-- start of Rows --
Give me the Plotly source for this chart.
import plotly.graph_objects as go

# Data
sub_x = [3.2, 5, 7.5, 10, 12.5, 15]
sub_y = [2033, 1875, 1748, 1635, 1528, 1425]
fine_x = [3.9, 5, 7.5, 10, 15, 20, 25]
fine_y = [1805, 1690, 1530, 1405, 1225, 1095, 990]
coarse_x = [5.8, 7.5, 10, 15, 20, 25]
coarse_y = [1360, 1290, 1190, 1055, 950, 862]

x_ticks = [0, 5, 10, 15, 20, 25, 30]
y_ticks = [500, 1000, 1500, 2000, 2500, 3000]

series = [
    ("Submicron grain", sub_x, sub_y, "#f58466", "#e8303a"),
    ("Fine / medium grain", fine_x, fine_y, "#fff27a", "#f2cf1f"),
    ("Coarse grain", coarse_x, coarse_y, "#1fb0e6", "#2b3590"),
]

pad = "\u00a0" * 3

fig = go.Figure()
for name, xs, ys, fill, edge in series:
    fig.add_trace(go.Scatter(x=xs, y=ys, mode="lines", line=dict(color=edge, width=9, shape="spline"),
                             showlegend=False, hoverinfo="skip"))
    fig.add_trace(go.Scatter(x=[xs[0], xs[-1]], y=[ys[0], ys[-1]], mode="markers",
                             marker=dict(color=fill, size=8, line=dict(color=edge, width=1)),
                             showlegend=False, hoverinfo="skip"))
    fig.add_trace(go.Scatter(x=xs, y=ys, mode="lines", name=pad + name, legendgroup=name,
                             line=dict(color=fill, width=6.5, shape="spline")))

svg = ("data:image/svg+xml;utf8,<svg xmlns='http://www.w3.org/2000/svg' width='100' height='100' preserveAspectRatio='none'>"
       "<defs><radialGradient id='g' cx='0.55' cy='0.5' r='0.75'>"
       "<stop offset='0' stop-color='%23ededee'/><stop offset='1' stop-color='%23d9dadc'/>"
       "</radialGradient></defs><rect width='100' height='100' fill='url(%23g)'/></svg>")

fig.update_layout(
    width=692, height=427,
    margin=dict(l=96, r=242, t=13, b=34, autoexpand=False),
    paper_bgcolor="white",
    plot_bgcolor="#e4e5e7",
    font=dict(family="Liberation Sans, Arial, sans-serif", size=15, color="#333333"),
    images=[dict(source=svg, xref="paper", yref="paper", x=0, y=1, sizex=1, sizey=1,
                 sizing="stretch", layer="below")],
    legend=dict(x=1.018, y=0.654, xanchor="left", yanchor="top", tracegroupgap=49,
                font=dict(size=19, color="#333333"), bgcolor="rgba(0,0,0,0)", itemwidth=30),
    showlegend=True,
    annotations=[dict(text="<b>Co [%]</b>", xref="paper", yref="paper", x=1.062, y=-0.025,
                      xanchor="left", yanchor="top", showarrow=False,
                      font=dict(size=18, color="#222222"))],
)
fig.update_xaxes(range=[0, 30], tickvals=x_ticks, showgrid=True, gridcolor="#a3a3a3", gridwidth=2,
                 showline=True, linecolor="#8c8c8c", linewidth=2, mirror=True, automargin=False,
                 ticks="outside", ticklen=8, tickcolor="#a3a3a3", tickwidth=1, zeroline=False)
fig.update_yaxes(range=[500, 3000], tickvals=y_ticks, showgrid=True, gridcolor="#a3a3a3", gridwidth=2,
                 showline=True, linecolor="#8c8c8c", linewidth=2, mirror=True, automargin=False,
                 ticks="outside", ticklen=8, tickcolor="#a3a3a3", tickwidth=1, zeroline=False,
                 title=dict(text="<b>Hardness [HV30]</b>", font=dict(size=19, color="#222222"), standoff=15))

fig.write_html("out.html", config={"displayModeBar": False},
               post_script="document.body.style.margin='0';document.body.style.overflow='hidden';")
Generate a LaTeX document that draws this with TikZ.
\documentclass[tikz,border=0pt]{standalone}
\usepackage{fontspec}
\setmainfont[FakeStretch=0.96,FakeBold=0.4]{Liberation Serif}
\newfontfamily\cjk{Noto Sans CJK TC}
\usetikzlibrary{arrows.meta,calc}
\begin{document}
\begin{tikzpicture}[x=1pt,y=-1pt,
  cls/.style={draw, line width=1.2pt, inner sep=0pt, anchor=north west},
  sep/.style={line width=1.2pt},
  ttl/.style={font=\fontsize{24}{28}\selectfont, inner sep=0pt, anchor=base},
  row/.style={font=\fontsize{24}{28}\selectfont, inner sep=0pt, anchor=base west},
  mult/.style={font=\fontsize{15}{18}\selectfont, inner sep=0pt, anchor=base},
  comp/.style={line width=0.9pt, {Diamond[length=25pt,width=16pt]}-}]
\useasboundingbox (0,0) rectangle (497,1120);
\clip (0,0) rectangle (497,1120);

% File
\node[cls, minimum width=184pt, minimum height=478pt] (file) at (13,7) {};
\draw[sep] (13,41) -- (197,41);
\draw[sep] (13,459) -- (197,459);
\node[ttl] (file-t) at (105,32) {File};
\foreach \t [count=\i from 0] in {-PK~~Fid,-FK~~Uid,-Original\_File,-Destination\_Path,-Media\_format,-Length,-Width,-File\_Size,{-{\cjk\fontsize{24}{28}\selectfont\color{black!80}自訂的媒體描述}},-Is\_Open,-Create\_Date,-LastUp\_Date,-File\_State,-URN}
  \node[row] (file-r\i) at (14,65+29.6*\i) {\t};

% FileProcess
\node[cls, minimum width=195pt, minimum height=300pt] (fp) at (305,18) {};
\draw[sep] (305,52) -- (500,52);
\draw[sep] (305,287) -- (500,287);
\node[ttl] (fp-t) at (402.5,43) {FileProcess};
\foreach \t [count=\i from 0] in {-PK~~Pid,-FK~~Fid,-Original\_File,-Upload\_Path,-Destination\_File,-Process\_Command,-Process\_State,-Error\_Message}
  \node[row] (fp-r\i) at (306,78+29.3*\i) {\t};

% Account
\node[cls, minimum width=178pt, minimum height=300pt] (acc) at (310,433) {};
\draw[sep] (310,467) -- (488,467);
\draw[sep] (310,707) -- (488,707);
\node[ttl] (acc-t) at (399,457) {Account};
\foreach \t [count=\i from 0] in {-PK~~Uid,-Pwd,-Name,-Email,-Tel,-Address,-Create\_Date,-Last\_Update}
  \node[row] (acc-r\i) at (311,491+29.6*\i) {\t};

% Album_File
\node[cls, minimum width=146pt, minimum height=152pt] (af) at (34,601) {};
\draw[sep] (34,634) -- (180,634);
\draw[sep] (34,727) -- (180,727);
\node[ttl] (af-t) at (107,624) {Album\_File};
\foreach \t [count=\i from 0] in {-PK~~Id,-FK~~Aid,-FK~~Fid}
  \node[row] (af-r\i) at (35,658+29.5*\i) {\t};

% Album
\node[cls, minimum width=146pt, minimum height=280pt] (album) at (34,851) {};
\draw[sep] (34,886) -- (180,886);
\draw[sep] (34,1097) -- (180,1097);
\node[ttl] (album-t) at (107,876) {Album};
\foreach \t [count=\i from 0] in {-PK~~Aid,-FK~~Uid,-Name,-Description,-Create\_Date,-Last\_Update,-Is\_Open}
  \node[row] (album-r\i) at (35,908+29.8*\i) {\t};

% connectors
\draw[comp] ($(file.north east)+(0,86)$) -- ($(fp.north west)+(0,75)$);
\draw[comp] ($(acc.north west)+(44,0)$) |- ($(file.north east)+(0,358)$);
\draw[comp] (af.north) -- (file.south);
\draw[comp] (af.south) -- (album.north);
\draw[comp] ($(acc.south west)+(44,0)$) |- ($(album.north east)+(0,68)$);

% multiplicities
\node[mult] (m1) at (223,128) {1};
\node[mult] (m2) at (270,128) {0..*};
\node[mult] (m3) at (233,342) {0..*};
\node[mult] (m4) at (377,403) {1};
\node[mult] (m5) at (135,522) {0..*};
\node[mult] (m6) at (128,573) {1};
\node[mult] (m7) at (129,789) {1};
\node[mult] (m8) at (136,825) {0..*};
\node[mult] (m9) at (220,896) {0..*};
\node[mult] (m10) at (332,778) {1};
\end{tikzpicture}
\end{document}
-- end of Rows --
-- start of Rows --
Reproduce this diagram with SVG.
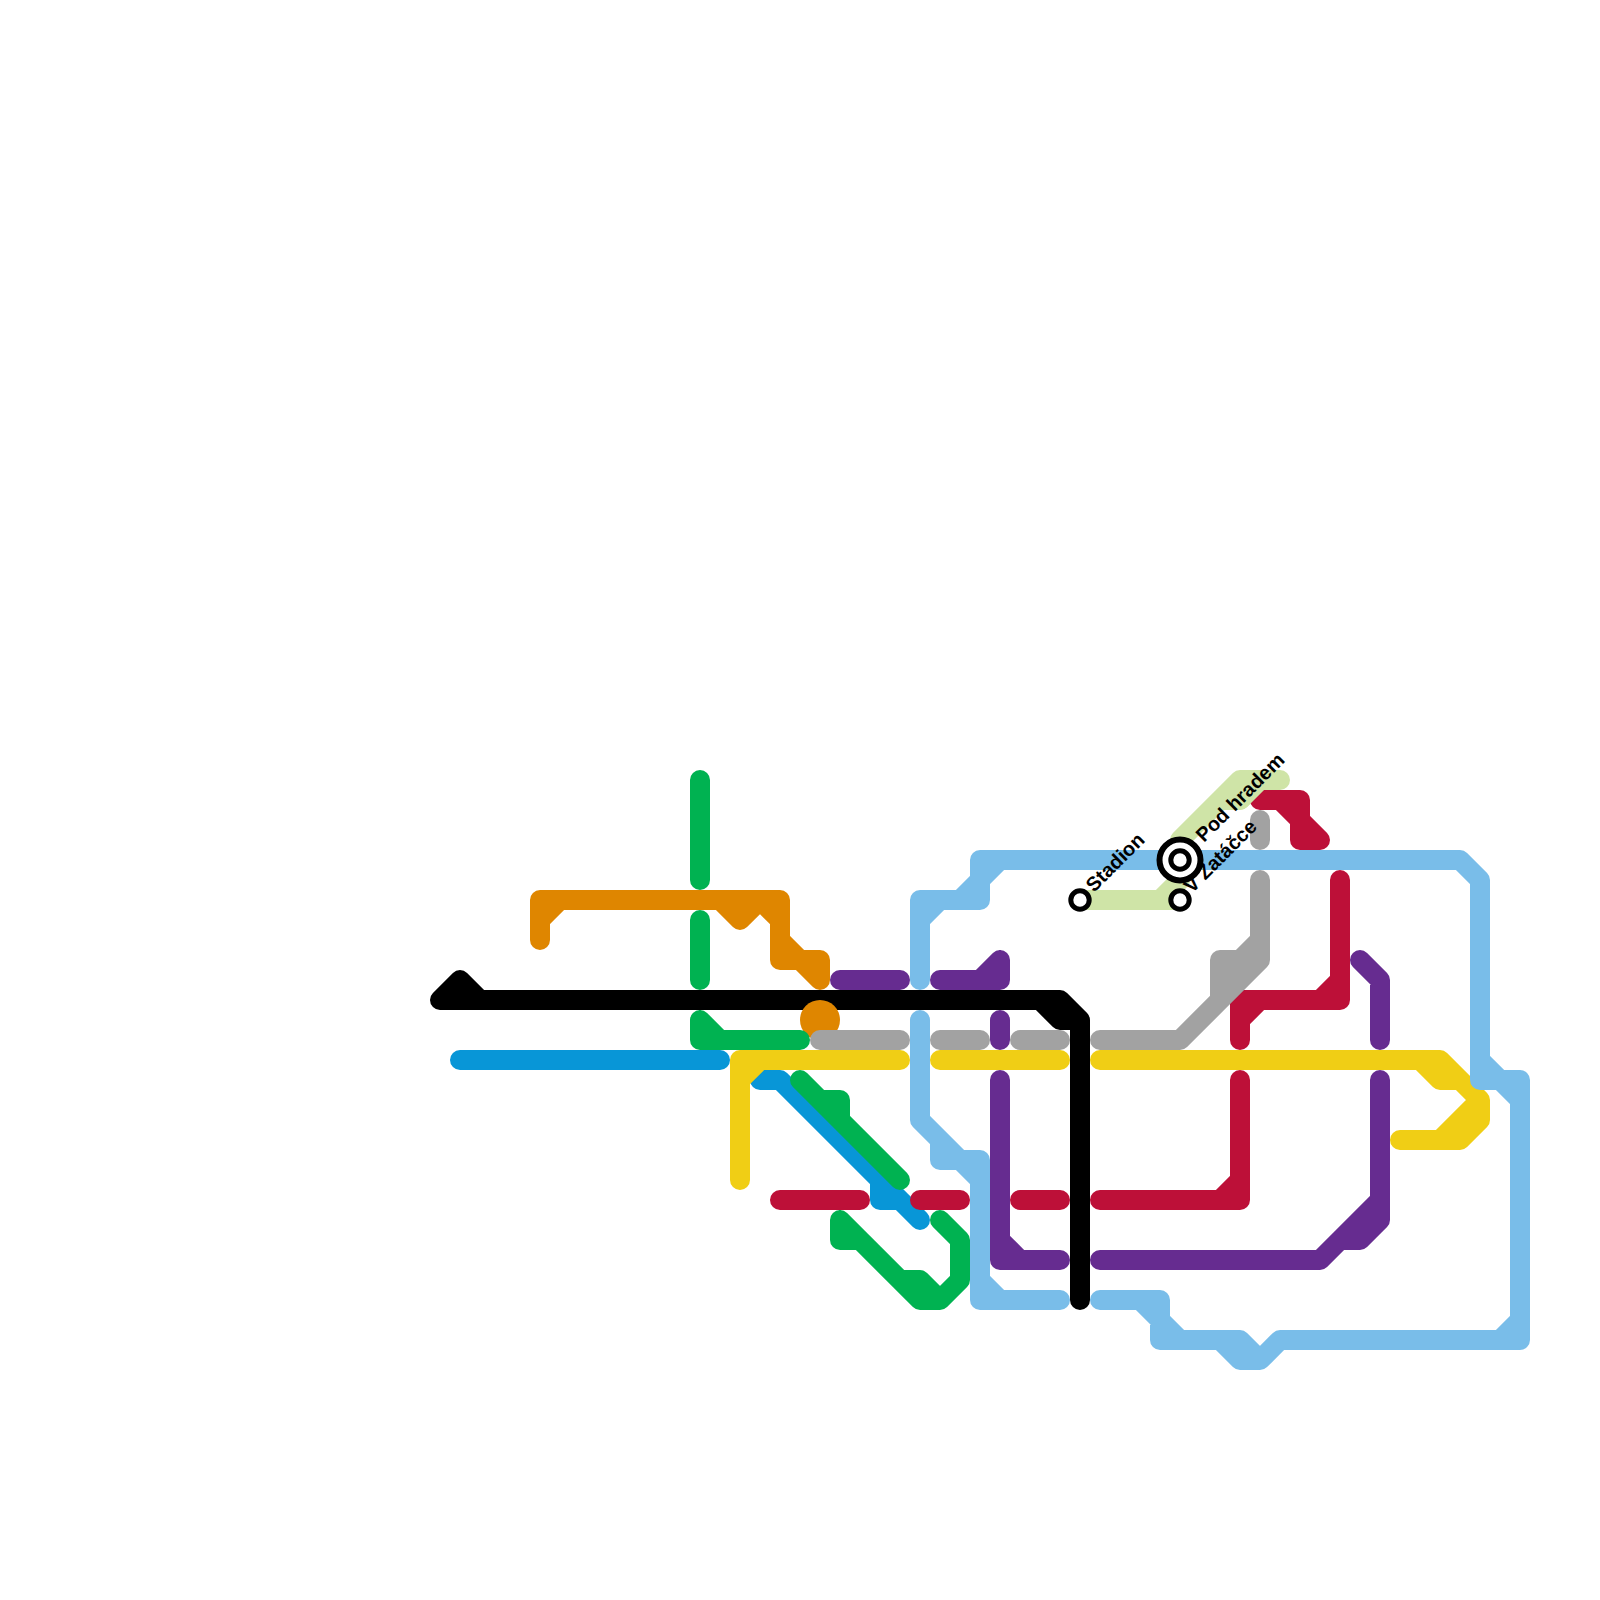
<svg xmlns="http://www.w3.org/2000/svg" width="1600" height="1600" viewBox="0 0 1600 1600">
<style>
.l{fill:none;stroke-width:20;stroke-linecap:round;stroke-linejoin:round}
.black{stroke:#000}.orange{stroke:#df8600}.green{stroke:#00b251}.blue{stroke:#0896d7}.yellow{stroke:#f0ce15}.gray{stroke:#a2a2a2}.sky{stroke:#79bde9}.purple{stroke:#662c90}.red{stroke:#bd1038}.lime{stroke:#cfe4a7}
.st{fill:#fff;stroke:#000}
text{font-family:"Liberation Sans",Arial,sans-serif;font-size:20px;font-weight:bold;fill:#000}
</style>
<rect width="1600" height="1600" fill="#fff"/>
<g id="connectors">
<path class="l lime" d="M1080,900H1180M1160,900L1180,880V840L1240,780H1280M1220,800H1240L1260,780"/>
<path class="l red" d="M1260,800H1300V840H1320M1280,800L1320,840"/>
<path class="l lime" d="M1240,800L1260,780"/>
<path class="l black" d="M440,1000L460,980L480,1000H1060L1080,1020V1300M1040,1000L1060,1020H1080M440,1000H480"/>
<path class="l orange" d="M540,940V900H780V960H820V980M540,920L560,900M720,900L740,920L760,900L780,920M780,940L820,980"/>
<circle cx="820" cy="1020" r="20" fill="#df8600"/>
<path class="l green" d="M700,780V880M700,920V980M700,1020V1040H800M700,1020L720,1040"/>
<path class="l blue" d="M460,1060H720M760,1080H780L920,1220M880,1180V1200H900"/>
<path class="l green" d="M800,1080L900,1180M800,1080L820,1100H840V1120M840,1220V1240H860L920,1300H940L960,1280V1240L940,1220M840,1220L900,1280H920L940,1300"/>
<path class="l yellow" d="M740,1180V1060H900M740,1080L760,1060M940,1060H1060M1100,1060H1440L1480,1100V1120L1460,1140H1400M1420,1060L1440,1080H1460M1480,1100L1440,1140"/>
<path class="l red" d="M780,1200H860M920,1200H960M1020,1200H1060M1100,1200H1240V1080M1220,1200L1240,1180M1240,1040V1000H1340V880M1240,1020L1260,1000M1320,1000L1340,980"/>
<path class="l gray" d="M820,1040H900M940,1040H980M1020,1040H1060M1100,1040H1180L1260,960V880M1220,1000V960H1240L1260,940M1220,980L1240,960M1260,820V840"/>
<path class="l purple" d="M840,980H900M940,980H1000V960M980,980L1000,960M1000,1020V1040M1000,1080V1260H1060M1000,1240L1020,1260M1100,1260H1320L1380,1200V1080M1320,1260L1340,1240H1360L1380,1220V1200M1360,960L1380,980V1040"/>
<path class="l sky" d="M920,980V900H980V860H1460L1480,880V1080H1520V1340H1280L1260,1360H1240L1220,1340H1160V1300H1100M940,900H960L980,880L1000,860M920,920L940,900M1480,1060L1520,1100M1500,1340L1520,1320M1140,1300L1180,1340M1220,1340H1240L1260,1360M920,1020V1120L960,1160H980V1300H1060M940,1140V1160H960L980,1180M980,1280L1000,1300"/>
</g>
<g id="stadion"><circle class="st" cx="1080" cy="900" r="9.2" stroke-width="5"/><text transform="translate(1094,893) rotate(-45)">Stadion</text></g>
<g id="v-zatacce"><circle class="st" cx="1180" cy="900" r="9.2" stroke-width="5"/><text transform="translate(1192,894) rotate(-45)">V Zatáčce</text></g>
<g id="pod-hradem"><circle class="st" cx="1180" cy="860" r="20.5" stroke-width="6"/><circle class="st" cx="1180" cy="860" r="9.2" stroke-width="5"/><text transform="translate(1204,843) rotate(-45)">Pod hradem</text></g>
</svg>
-- end of Rows --
-- start of Rows --
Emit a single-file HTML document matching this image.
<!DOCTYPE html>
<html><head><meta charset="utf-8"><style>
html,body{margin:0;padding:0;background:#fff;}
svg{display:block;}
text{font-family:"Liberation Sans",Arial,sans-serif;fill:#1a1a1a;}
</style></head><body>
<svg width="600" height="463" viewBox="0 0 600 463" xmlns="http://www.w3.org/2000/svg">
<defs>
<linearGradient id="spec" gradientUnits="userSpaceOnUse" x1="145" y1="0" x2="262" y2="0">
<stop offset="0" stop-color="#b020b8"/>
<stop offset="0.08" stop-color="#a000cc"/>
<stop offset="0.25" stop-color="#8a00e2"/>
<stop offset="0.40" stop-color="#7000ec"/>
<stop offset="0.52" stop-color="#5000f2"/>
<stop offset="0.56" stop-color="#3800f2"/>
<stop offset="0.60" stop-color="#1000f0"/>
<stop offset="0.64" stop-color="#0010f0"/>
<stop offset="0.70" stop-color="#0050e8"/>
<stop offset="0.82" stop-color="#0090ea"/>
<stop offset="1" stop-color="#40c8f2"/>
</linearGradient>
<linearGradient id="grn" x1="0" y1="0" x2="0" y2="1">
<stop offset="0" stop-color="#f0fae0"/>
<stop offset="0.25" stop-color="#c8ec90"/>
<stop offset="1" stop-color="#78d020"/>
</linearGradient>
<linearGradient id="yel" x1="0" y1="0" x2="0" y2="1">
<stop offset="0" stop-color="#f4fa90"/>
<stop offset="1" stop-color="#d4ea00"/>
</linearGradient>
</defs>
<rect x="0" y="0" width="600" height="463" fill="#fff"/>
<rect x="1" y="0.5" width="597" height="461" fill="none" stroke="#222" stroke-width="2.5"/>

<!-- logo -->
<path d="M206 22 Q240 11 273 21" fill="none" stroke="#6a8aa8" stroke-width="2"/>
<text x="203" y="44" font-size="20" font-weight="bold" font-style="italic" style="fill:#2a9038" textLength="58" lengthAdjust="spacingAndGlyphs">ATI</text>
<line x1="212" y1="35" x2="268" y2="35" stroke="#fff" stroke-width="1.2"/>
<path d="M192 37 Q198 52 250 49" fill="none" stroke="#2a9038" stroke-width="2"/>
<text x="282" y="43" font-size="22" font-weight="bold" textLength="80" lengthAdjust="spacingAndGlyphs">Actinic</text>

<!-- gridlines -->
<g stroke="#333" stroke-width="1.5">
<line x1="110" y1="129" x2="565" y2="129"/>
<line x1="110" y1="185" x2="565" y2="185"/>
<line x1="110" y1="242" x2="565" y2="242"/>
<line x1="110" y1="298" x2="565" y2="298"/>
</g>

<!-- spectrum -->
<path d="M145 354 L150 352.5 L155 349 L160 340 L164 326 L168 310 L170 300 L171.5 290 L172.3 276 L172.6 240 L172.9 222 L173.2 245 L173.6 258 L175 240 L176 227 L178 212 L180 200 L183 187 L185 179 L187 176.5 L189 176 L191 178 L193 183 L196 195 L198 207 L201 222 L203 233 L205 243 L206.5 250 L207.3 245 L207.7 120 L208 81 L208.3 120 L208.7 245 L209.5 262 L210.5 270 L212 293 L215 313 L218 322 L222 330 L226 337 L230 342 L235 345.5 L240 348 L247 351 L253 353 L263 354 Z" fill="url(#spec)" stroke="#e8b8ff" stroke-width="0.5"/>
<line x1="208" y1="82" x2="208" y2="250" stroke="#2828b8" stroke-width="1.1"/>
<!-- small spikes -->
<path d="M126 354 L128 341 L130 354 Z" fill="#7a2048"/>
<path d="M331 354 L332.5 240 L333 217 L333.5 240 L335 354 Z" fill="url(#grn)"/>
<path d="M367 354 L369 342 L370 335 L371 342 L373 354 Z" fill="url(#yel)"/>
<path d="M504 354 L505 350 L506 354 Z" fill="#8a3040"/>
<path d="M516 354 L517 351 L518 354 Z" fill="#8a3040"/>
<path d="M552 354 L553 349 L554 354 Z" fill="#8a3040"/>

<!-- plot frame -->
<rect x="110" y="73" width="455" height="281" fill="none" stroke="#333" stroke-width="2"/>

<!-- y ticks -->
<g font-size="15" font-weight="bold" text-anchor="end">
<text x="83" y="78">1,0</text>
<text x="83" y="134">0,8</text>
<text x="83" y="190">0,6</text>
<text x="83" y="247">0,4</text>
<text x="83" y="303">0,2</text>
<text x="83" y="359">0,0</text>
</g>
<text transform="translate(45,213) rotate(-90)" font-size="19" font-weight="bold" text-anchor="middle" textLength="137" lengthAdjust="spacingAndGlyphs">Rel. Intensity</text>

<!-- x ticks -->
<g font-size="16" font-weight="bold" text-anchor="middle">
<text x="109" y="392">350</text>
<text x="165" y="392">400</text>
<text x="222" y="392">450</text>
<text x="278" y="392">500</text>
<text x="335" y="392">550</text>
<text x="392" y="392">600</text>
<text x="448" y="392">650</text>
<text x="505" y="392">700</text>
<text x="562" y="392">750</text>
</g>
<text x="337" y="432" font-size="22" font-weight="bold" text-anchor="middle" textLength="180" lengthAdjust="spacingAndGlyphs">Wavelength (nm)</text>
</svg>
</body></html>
-- end of Rows --
What this task involves:
Transcribe, exactly and without additions, the lines of the records above, beginning with the line that contains "Give me the Plotly source for this chart." and ending with the line that contains "y_ticks = [500, 1000, 1500, 2000, 2500, 3000]", both included.

Exercise response:
Give me the Plotly source for this chart.
import plotly.graph_objects as go

# Data
sub_x = [3.2, 5, 7.5, 10, 12.5, 15]
sub_y = [2033, 1875, 1748, 1635, 1528, 1425]
fine_x = [3.9, 5, 7.5, 10, 15, 20, 25]
fine_y = [1805, 1690, 1530, 1405, 1225, 1095, 990]
coarse_x = [5.8, 7.5, 10, 15, 20, 25]
coarse_y = [1360, 1290, 1190, 1055, 950, 862]

x_ticks = [0, 5, 10, 15, 20, 25, 30]
y_ticks = [500, 1000, 1500, 2000, 2500, 3000]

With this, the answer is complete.